Ex : un mari veut tuer sa femme. Il prépare une potion qu’il donne à la femme de chambre pour qu’elle l’emmène à sa femme.

Si la femme de chambre est inconsciente : il n’y a pas de répression de son acte, car il ne constitue que l’élément matériel du comportement du mari.

Si elle est saisie d’un doute et se rend compte qu’il s’agit d’un poison : le mari sera poursuivi pour tentative d’empoisonnement.

Si elle est consciente qu’il s’agit d’un poison : elle sera coupable, et le mari sera complice de fourniture d’empoisonnement.

Si elle accepte dans un premier temps, puis refuse ensuite : même si l’intention du mari est établi, il ne pourra être poursuivi car la complicité suppose une infraction principale punissable.
§2 : L’infraction obstacle.

Le législateur érige un comportement en infraction pour faire obstacle à une infraction prévisible. Elle ressemble à l’infraction formelle, car elles sont toutes deux constituées par un simple danger. La grande différence réside dans le fait que l’infraction formelle suppose que l’acte érigé en commission de l’infraction soit une tentative, alors que l’infraction obstacle remonte beaucoup plus loin dans le processus (actes préparatoires).
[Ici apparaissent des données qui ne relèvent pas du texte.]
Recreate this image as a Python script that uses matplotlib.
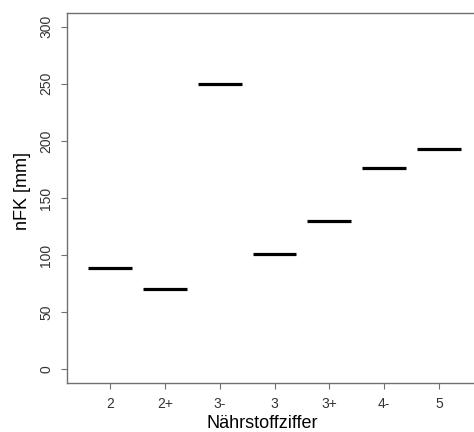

Ex : la conduite sous l’emprise d’un état alcoolique est sanctionné même en l’absence de dommage causé à autrui ; l’abandon d’arme (art. 541-1 du code pénal) présente un risque de meurtre ou de coups et blessures volontaires ayant entraîné la mort sans intention de la donner ; …

Le régime juridique de cette infraction : – elle peut coexister avec d’autres infractions pour lesquelles le résultat est nécessaire = la conduite en état d’ivresse peut s’accompagner d’un homicide par imprudence.

– la cour d’Assises est compétente pour les crimes, mais aussi pour les délits obstacles.